THINKING ABOUT CRIME

By

Pub Date: June 2nd, 1975
ISBN: 039472917X
Publisher: Basic Books

Wilson is a Professor of Government at Harvard, a top organizer and consultant for the federal Law Enforcement Assistance Administration, and a respected columnist. In these eleven essays, most of them previously published but reworked for the book, Wilson seems to reject the idea--promulgated since the Enlightenment--that malefactors are affected by their social climate and not simply Born Bad. ""Wicked people exist. Nothing avails but to set them apart from innocent people. . . ."" Wilson is not proposing are turn to the habit of poking heads of executed criminals on stakes; he is arguing that liberal schemes do not and cannot work. Scotching the notion that material benefits as such can automatically efface crime, Wilson demonstrates once more that crime exists in the midst of prosperity. His non sequitur: perhaps there is no cure for drug addiction and recidivism.

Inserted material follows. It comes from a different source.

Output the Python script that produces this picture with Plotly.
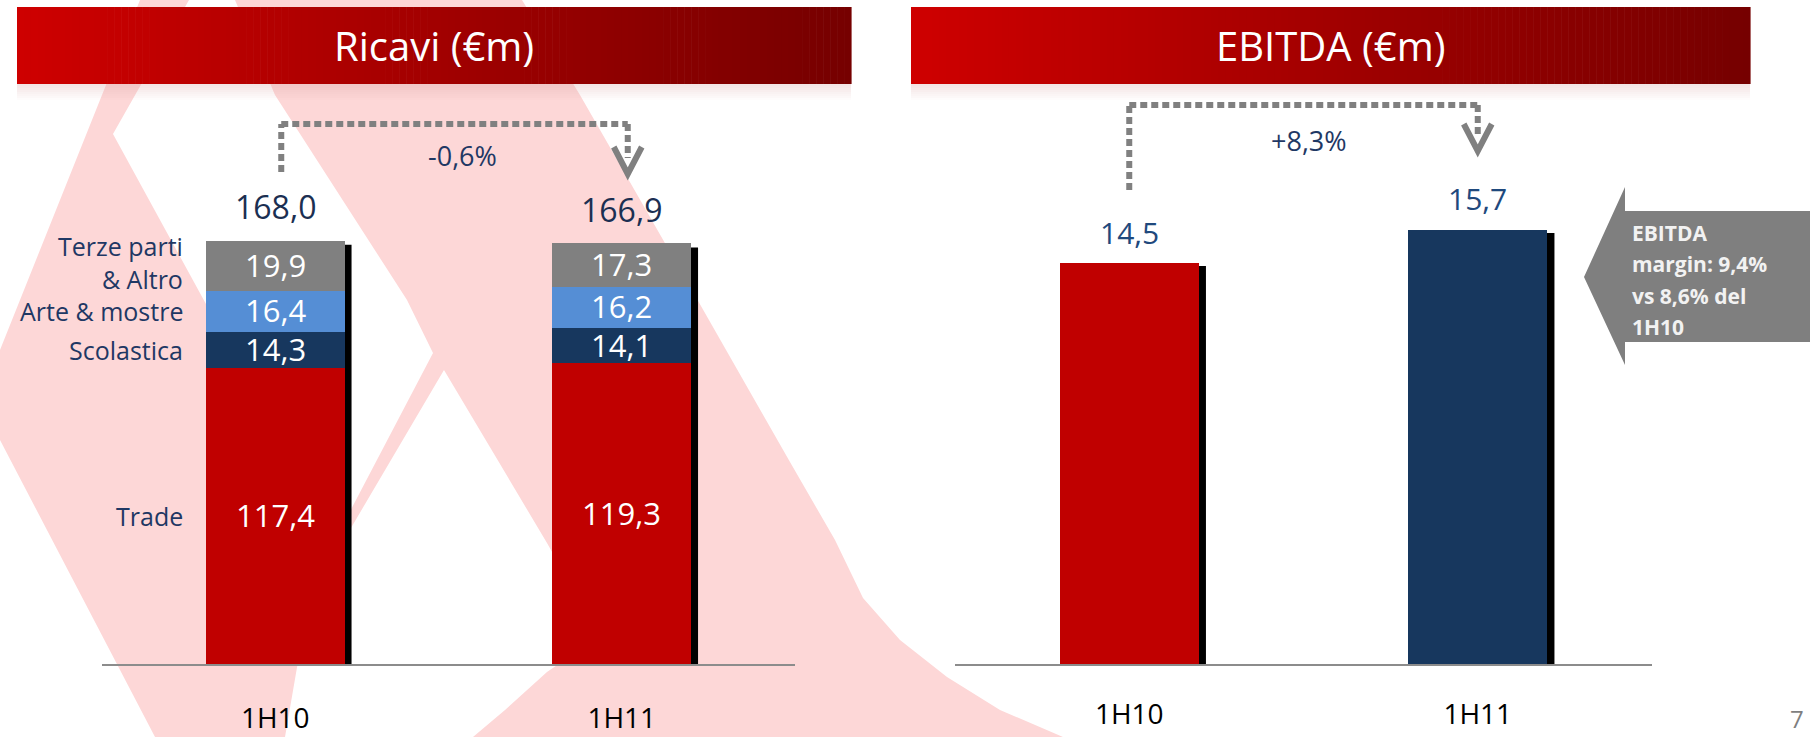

It remains unfeasible to simply finance massive increases of police; but, since Wilson comes up with no alternative, and belittles most rehabilitation as an unfortunate delusion on the part of criminologists and politicians, we are led of necessity to some sort of repression as the sole remedy. Extracting a correlation between the so-called crime wave of the 1960's and the baby boom maturation, Wilson implies that the heart of the problem may be a lot of rotten kids. As one of the most literate and publicized spekesmen for the ""fundamental reexamination"" school of criminologists, Wilson will receive immediate attention and no little enthusiasm.